Cloud Atlas and Robin Hood: Prince of Thieves are great movies!
I can force myself past Costner’s accent. It’s Slater’s hair that yanks me out of immersion! I do love that movie though, I just wish they’d cast someone other than Christian Slater.
Yeah, I think back then Christian Slater was kind of his own brand, if the hair went, he went. And they wanted his name on the poster. I bet they would have loved to have his ass on display, rather than Costner’s, if they could have had it that way. He was the one pulling the young women into the theater. Costner… maybe older women. Even back then. Though it was more of an action role for him… I remember a lot of the girls and women swooning over him a few years later in The Bodyguard though.
Oh no, I hear Bryan Adams
Good song… but not his best.
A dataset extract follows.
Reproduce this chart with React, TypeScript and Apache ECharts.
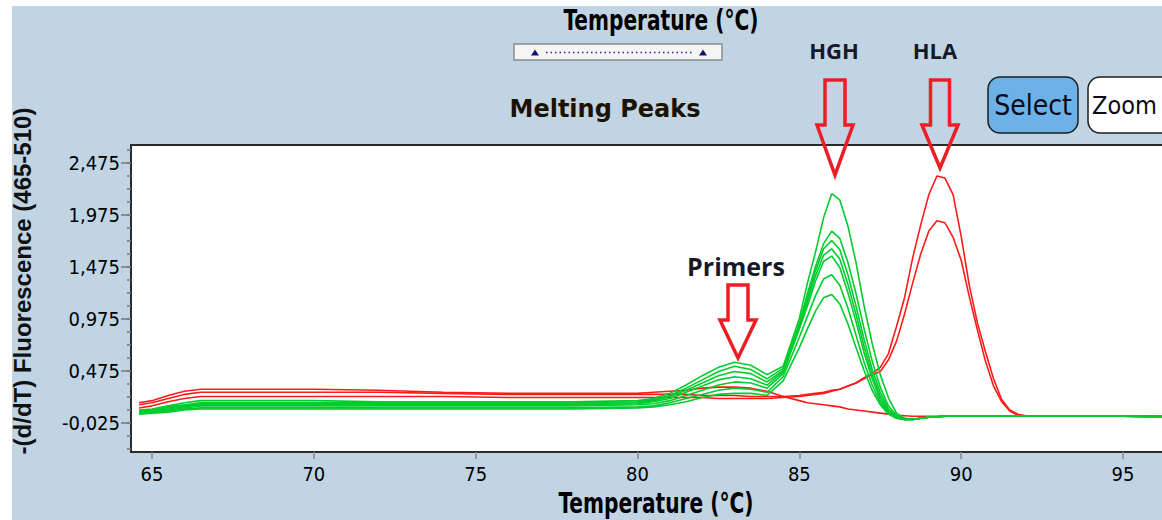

I prefer Summer of '69 and a couple others whose names escape me at the moment. Growing up in the 1980s he was always around. Everything I Do (I Do it for You) didn’t revive his career, it was kind of at the end of his popularity. So for all the radio play it got, it didn’t really help him as much as maybe it should have. He kept making music but it wasn’t popular, or as popular.
I remember watching the music video at the end of the VHS over and over as a kid.
Battlefield Earth.
Travolta prancing around a B movie set high AF on scientology will never not be peak.
Plan Nine from Outer Space, of course.